Des avancées significatives figurent désormais le texte. Elles ont été élaborées en lien étroit avec les organisations syndicales qui ont souhaité s’inscrire dans le travail de coconstruction que j’évoquais tout à l’heure : le recours au volontariat à l’échelle régionale en cas de transfert, la portabilité des droits, le maintien intégral de la rémunération en cas de transfert, l’unité sociale au sein du groupe, le retour au statut entre la troisième et la huitième année pour un cheminot qui retourne à la SNCF sont autant de mesures significatives qui donnent sens à la réforme.
Il est faux de dire que cette réforme se fait au détriment du monde des cheminots. Ce sont eux les acteurs essentiels de notre grand service public ferroviaire, et des engagements forts ont été pris par le Gouvernement et la représentation nationale.
Il n’appartient bien sûr à personne de dicter leur conduite aux organisations syndicales, mais il semble que le moment soit désormais venu d’ouvrir une nouvelle page de notre grande histoire ferroviaire et de réconcilier les Français de tous bords et de tous horizons avec le chemin de fer.

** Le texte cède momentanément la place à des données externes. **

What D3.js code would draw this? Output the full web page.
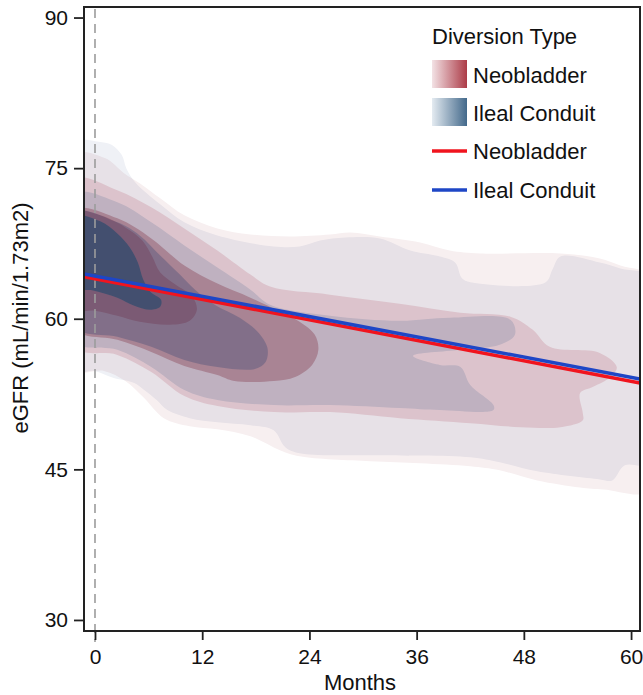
<!DOCTYPE html>
<html>
<head>
<meta charset="utf-8">
<script src="https://d3js.org/d3.v7.min.js"></script>
<style>
  body { margin: 0; background: #fff; }
  svg { display: block; }
  text { font-family: "Liberation Sans", Arial, Helvetica, sans-serif; fill: #111; }
</style>
</head>
<body>
<svg id="chart" width="643" height="695"></svg>
<script>
// ---------------- DATA ----------------
const xTicks = [0, 12, 24, 36, 48, 60];
const yTicks = [30, 45, 60, 75, 90];
const groups = ["Neobladder", "Ileal Conduit"];

// Density contour bands, [months, eGFR] outline points
const neoLevel1 = [[-2.5,76.3],[1.1,76.0],[3.25,74.5],[5.0,73.5],[7.3,72.0],[10.0,70.3],[13.7,69.0],[17.4,68.4],[21.8,68.2],[26.3,68.4],[28.6,68.6],[31.9,68.2],[36.4,67.6],[39.7,66.8],[43.1,66.5],[52.1,66.5],[56.5,66.0],[58.8,65.3],[62.5,64.0],
  [62.5,43.0],[56.9,43.0],[54.3,43.2],[49.5,43.9],[45.3,44.9],[42.0,45.3],[36.4,45.6],[30.8,45.8],[22.9,46.3],[20.7,46.9],[17.4,48.3],[13.7,49.0],[10.6,49.3],[7.7,50.1],[5.5,52.1],[3.4,53.8],[1.0,54.8],[-2.5,54.9]];
const neoLevel2 = [[-2.5,73.9],[2.5,72.8],[6.3,71.1],[10.0,69.0],[13.7,66.8],[17.4,64.4],[19.6,63.2],[26.3,62.4],[34.1,61.5],[40.9,60.6],[46.5,60.2],[49.0,58.9],[50.9,57.2],[56.5,56.6],[58.4,55.2],[57.7,54.2],[55.7,53.2],[54.3,52.6],[54.6,50.6],[54.6,49.9],[52.1,49.2],[47.6,49.2],[42.0,49.6],[34.1,50.1],[26.3,50.7],[20.0,50.7],[13.7,51.3],[10.0,52.3],[6.3,54.7],[2.5,56.4],[-2.5,57.3]];
const neoLevel3 = [[-2.5,70.8],[2.5,70.0],[6.3,68.0],[10.0,65.3],[13.7,63.5],[17.4,62.1],[20.7,60.7],[22.9,59.7],[24.6,58.4],[25.0,56.9],[24.3,55.4],[22.4,54.2],[20.0,53.8],[15.6,53.8],[13.7,54.4],[10.0,55.3],[6.3,56.7],[2.5,57.9],[-2.5,59.1]];
const neoLevel4Outer = [[-2.5,70.6],[0.6,70.3],[3.4,69.1],[5.3,67.8],[6.4,66.2],[7.3,64.6],[9.0,63.4],[10.9,62.2],[11.4,60.9],[10.6,59.8],[8.4,59.4],[5.0,59.7],[2.5,60.3],[0.0,60.8],[-2.5,61.0]];
const neoLevel4Inner = [[-2.5,70.2],[0.6,69.7],[2.5,68.5],[3.9,67.1],[4.8,65.6],[5.4,63.9],[6.2,62.7],[7.4,61.9],[7.3,61.2],[6.2,60.9],[4.4,61.3],[2.5,62.1],[-0.1,62.8],[-2.5,63.2]];

const ilealLevel1 = [[-2.5,77.5],[0.6,77.6],[1.9,77.3],[3.0,76.3],[3.5,75.0],[4.5,73.6],[7.3,71.4],[10.0,69.6],[13.7,68.3],[20.0,67.2],[22.9,67.2],[25.2,67.8],[28.0,68.1],[31.9,68.0],[35.3,66.8],[38.6,66.2],[40.3,65.6],[41.1,64.0],[42.2,63.6],[50.4,63.6],[51.2,64.9],[52.1,66.2],[56.5,65.6],[58.8,65.0],[62.5,64.0],
  [62.5,45.6],[59.3,45.4],[57.9,43.9],[56.5,44.0],[49.5,44.8],[45.3,45.7],[42.0,46.2],[30.8,46.4],[22.9,46.6],[21.3,47.2],[20.0,48.9],[17.4,49.4],[13.7,49.7],[10.6,50.1],[8.1,50.9],[6.9,51.9],[5.5,52.9],[4.4,53.6],[2.1,54.1],[-0.1,54.8],[-2.5,54.8]];
const ilealLevel2 = [[-2.5,72.4],[2.5,71.6],[6.3,69.6],[10.0,67.3],[13.7,65.1],[17.4,62.9],[19.6,61.4],[26.3,60.3],[34.1,59.8],[39.7,60.1],[46.5,59.9],[47.0,58.4],[45.3,57.4],[40.9,56.9],[35.6,56.3],[38.6,55.4],[40.9,55.2],[42.0,53.4],[44.6,51.4],[44.6,50.9],[38.6,50.9],[34.1,51.1],[26.3,51.4],[20.0,51.4],[13.7,51.9],[10.0,52.9],[6.3,55.2],[2.5,56.9],[-2.5,57.8]];
const ilealLevel3 = [[-2.5,70.6],[2.5,69.6],[5.0,68.3],[7.3,66.3],[9.5,64.4],[11.2,62.9],[13.4,61.4],[16.2,60.1],[18.2,58.7],[19.3,57.1],[19.1,55.7],[17.9,55.0],[13.7,55.2],[10.0,55.9],[6.3,57.2],[2.5,58.2],[-2.5,59.3]];
const ilealLevel4 = [[-2.5,70.2],[0.6,69.7],[2.5,68.5],[3.9,67.1],[4.8,65.6],[5.4,63.9],[6.2,62.7],[7.4,61.9],[7.3,61.2],[6.2,60.9],[4.4,61.3],[2.5,62.1],[-0.1,62.8],[-2.5,63.2]];

// Linear fits (eGFR at the plot's left and right edges)
const fitMonths = [-1.23, 61.0];
const neoFit = [64.18, 53.6];
const ilealFit = [64.45, 54.0];

// ---------------- CHART ----------------
const W = 643, H = 695;
const P = { left: 84, right: 640, top: 7, bottom: 631 };
const svg = d3.select("#chart");
svg.append("rect").attr("width", W).attr("height", H).attr("fill", "#fff");

const x = d3.scaleLinear().domain([-1.23, 61.0]).range([P.left, P.right]);
const y = d3.scaleLinear().domain([28.9, 91.05]).range([P.bottom, P.top]);

const defs = svg.append("defs");
defs.append("clipPath").attr("id", "clip").append("rect")
  .attr("x", P.left).attr("y", P.top).attr("width", P.right - P.left).attr("height", P.bottom - P.top);
function grad(id, c0, c1) {
  const g = defs.append("linearGradient").attr("id", id).attr("x1", "0%").attr("x2", "100%").attr("y1", "0%").attr("y2", "0%");
  g.append("stop").attr("offset", "0%").attr("stop-color", c0);
  g.append("stop").attr("offset", "100%").attr("stop-color", c1);
}
grad("gradRed", "#f3e2e5", "#ac3b47");
grad("gradBlue", "#e4ebf1", "#43698b");

const shape = d3.line().x(d => x(d[0])).y(d => y(d[1])).curve(d3.curveCatmullRomClosed.alpha(0.5));

const gC = svg.append("g").attr("clip-path", "url(#clip)");
const gRed = gC.append("g");
const neoColors = ["#f7eff0", "#ebcfd4", "#d09aa3"];
[neoLevel1, neoLevel2, neoLevel3].forEach((lv, i) => {
  gRed.append("path").attr("d", shape(lv)).attr("fill", neoColors[i]);
});
gRed.append("path").attr("d", shape(neoLevel4Outer) + shape(neoLevel4Inner))
  .attr("fill", "#c47c8a").attr("fill-rule", "evenodd");

const gBlue = gC.append("g").style("mix-blend-mode", "multiply");
const ilealColors = ["#eff1f6", "#cfdae7", "#a0b8d6", "#5283ae"];
[ilealLevel1, ilealLevel2, ilealLevel3, ilealLevel4].forEach((lv, i) => {
  gBlue.append("path").attr("d", shape(lv)).attr("fill", ilealColors[i]);
});

// reference line at month 0
svg.append("line").attr("x1", x(0)).attr("x2", x(0)).attr("y1", P.top + 2).attr("y2", 642)
  .attr("stroke", "#9c9c9c").attr("stroke-width", 1.6).attr("stroke-dasharray", "9,6");

// fitted lines
const fitLine = d3.line().x((d, i) => x(fitMonths[i])).y(d => y(d));
const gL = svg.append("g").attr("clip-path", "url(#clip)");
gL.append("path").attr("d", fitLine(neoFit)).attr("stroke", "#f0141e").attr("stroke-width", 3.5).attr("fill", "none");
gL.append("path").attr("d", fitLine(ilealFit)).attr("stroke", "#1e46c6").attr("stroke-width", 3.5).attr("fill", "none");

// axes
const xAxis = svg.append("g").attr("transform", `translate(0,${P.bottom})`)
  .call(d3.axisBottom(x).tickValues(xTicks).tickSize(9).tickSizeOuter(0).tickPadding(9));
const yAxis = svg.append("g").attr("transform", `translate(${P.left},0)`)
  .call(d3.axisLeft(y).tickValues(yTicks).tickSize(10).tickSizeOuter(0).tickPadding(6));
[xAxis, yAxis].forEach(a => {
  a.select(".domain").remove();
  a.selectAll(".tick line").attr("stroke", "#222").attr("stroke-width", 1.8);
  a.selectAll(".tick text").style("font-family", '"Liberation Sans", Arial, sans-serif').attr("font-size", 21).attr("fill", "#111");
});

svg.append("rect").attr("x", P.left).attr("y", P.top).attr("width", P.right - P.left).attr("height", P.bottom - P.top)
  .attr("fill", "none").attr("stroke", "#222").attr("stroke-width", 2);

svg.append("text").attr("x", 360).attr("y", 690).attr("text-anchor", "middle").attr("font-size", 22).text("Months");
svg.append("text").attr("transform", "translate(28,318) rotate(-90)").attr("text-anchor", "middle").attr("font-size", 22)
  .text("eGFR (mL/min/1.73m2)");

// legend
const lg = svg.append("g");
lg.append("text").attr("x", 432).attr("y", 44).attr("font-size", 22).text("Diversion Type");
lg.append("rect").attr("x", 432).attr("y", 60).attr("width", 35).attr("height", 28).attr("fill", "url(#gradRed)");
lg.append("rect").attr("x", 432).attr("y", 98).attr("width", 35).attr("height", 28).attr("fill", "url(#gradBlue)");
lg.append("line").attr("x1", 432).attr("x2", 467).attr("y1", 151).attr("y2", 151).attr("stroke", "#f0141e").attr("stroke-width", 3.5);
lg.append("line").attr("x1", 432).attr("x2", 467).attr("y1", 190).attr("y2", 190).attr("stroke", "#1e46c6").attr("stroke-width", 3.5);
[[83, groups[0]], [121, groups[1]], [159, groups[0]], [198, groups[1]]].forEach(([yy, t]) => {
  lg.append("text").attr("x", 473).attr("y", yy).attr("font-size", 22).text(t);
});
</script>
</body>
</html>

Vous le savez, nous le savons tous, l’ouverture à la concurrence est une chance dont nous devons nous saisir collectivement. Il convient là aussi de dire les choses sans agiter de chiffons rouges. Je m’en remets sur ce point à notre régulateur, l’ARAFER, et à son excellent rapport sur le sujet : « Lorsque les pays européens ont utilisé l’ouverture à la concurrence comme un instrument visant à relancer le transport ferroviaire de voyageurs, cet instrument a, de manière générale, porté ses fruits et contribué à une amélioration parfois spectaculaire de l’offre, des performances, de la qualité de service et du prix payé par l’usager. » Parce que « là où il y a une volonté il y a un chemin », le groupe La République en marche votera sans hésiter ce texte pour un nouveau pacte ferroviaire. (Applaudissements sur les travées du groupe La République En Marche.)
Ouverture du scrutin public solennel
M. le président. Mes chers collègues, il va être procédé, dans les conditions prévues par l’article 56 du règlement, au scrutin public solennel sur l’ensemble du projet de loi pour un nouveau pacte ferroviaire, dans le texte de la commission, modifié.
Ce scrutin, qui sera ouvert dans quelques instants, aura lieu en salle des conférences.
Je remercie nos collègues Éric Bocquet, Agnès Canayer et Yves Daudigny, secrétaires du Sénat, qui vont superviser ce scrutin.
Une seule délégation de vote est admise par sénateur.
Je déclare le scrutin ouvert pour une demi-heure et je suspends la séance jusqu’à quinze heures cinquante-cinq, heure à laquelle je proclamerai le résultat.
La séance est suspendue.
(La séance, suspendue à quinze heures vingt-cinq, est reprise à quinze heures cinquante-cinq.)